Required task => From the first line of the data down to and including the line with "9, 10, 11];", copy everything exactly, leaving out pictures.

Information provided =>
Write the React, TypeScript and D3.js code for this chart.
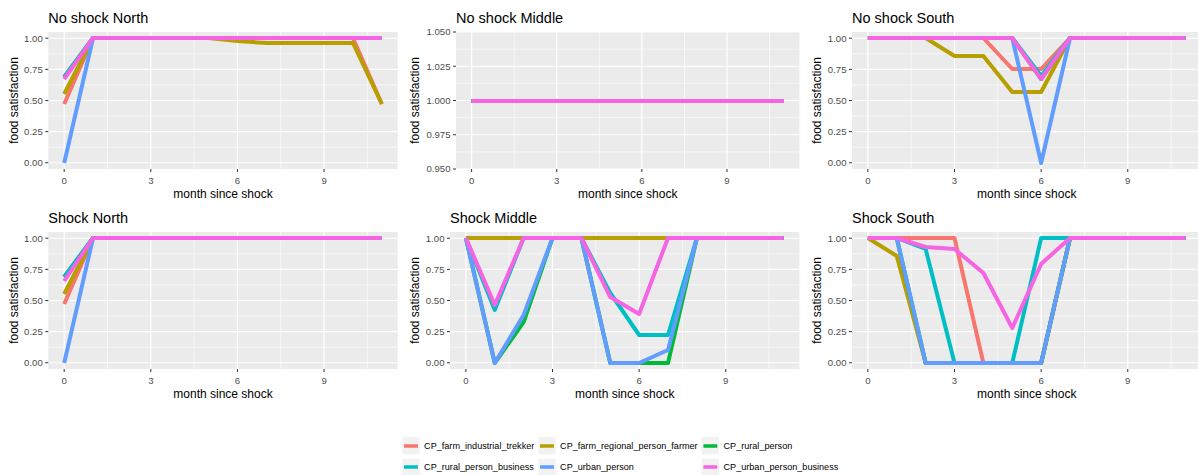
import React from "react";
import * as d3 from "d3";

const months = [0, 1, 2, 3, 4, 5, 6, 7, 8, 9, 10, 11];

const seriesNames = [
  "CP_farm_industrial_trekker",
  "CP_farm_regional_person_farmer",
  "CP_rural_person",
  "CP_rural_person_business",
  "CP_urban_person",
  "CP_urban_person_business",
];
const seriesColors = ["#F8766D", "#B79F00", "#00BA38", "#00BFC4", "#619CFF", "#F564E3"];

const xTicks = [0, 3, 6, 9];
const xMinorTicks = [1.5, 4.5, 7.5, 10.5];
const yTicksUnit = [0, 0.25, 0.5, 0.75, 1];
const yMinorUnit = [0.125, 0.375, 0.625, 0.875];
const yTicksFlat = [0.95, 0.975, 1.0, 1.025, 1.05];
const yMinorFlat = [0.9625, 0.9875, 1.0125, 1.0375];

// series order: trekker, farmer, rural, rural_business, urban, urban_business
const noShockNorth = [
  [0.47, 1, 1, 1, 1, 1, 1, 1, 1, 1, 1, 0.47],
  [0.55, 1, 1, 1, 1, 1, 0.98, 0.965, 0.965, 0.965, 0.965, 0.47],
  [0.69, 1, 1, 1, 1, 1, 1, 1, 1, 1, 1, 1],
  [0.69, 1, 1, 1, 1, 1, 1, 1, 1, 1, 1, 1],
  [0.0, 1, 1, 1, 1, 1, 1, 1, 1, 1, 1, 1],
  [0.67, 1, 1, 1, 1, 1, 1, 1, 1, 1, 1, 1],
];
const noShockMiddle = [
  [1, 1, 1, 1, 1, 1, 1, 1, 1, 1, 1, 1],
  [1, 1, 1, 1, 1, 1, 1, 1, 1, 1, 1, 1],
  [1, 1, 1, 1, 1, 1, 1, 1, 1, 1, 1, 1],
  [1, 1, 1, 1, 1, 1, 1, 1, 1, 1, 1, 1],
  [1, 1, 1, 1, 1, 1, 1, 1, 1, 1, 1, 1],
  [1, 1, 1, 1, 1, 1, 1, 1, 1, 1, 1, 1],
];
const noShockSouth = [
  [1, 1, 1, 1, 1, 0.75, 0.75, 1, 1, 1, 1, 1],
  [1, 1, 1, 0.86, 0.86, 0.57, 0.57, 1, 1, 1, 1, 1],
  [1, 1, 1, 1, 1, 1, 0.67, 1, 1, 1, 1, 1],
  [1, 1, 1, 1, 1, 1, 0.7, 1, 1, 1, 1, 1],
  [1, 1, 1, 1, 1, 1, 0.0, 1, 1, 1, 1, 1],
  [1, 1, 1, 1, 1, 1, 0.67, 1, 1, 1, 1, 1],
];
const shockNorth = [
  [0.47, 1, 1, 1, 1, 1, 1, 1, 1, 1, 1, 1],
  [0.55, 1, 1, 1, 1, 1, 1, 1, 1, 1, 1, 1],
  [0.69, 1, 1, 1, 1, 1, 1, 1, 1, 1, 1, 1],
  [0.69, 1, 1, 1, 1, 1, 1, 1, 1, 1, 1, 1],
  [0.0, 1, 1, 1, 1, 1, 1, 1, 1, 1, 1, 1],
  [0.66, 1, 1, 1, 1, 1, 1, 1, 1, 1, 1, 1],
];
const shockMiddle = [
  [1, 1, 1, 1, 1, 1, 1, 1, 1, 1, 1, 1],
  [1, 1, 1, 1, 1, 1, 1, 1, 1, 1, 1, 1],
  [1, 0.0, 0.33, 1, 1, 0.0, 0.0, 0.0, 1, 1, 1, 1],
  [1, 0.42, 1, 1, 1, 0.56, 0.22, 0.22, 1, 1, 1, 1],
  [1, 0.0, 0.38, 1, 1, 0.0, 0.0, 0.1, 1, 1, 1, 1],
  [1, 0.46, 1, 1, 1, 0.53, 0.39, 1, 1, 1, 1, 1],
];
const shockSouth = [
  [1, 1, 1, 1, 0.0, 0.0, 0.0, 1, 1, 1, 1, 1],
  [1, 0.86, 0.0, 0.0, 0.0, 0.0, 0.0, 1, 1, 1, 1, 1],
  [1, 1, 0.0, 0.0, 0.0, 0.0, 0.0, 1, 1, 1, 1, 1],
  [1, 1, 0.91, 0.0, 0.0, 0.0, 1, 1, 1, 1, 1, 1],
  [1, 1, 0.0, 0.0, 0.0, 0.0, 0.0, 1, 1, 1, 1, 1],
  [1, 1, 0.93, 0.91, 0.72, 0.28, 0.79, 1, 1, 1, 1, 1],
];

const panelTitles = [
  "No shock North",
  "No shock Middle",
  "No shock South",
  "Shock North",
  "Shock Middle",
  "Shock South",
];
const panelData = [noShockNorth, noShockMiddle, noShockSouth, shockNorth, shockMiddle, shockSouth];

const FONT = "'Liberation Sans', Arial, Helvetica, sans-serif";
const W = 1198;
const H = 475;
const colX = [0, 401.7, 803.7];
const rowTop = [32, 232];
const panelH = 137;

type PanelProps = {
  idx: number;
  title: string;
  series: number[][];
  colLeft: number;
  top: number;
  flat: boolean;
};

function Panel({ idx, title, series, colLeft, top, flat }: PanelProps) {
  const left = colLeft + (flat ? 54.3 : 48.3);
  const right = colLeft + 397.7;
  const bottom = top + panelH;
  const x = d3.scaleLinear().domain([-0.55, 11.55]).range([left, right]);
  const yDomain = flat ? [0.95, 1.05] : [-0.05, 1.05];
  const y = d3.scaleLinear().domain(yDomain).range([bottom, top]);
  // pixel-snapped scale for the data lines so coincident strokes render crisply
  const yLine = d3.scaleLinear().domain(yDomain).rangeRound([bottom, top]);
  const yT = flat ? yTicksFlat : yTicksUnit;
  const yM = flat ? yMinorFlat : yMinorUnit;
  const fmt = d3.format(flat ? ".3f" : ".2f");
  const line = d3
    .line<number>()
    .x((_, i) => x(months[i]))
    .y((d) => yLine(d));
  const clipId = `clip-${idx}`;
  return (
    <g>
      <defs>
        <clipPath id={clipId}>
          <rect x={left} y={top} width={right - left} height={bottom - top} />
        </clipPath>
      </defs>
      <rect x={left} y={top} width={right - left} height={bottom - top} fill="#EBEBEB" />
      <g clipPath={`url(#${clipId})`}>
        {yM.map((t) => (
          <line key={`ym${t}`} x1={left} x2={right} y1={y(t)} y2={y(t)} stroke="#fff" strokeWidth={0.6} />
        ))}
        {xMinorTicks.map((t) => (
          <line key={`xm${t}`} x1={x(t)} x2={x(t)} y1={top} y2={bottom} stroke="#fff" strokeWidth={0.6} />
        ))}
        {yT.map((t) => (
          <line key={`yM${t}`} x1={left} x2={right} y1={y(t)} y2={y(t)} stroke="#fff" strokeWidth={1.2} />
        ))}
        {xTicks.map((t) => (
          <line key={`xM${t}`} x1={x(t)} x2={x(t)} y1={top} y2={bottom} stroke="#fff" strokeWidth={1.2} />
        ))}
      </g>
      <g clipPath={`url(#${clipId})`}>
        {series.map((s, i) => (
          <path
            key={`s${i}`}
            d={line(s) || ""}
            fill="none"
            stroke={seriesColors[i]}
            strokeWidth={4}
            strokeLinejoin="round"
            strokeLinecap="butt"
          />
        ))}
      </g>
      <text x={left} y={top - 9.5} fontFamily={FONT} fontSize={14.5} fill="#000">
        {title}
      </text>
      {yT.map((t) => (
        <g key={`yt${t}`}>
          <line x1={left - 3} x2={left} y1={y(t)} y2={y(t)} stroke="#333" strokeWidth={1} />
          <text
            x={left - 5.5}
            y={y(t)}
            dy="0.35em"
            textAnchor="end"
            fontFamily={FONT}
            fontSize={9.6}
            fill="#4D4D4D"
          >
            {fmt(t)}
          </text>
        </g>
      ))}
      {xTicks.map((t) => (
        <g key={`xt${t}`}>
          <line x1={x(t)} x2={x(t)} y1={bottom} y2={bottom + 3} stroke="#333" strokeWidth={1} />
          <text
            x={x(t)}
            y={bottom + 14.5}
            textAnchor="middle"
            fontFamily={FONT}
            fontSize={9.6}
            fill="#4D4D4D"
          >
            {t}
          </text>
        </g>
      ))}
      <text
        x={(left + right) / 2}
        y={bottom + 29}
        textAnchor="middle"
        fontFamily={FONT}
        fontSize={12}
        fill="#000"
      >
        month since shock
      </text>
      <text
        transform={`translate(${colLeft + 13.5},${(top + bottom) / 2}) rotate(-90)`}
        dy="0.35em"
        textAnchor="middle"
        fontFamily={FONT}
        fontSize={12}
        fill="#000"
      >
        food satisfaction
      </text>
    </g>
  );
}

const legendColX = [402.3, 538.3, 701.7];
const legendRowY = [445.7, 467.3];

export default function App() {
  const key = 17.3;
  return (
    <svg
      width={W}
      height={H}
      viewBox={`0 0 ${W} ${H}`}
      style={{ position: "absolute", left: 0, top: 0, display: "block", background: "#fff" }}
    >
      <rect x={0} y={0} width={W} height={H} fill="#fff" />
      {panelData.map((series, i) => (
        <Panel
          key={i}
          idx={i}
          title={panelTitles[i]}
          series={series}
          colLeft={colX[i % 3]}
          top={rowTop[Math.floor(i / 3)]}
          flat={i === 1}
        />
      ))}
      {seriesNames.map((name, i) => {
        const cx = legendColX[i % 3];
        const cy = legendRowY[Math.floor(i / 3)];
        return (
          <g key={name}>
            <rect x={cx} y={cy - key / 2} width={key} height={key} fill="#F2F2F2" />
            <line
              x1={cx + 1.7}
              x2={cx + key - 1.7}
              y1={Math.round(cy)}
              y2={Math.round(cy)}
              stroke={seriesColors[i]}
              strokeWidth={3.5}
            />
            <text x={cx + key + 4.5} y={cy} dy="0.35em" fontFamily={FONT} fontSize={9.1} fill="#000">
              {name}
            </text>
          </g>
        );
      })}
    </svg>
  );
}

Output for this task =>
Write the React, TypeScript and D3.js code for this chart.
import React from "react";
import * as d3 from "d3";

const months = [0, 1, 2, 3, 4, 5, 6, 7, 8, 9, 10, 11];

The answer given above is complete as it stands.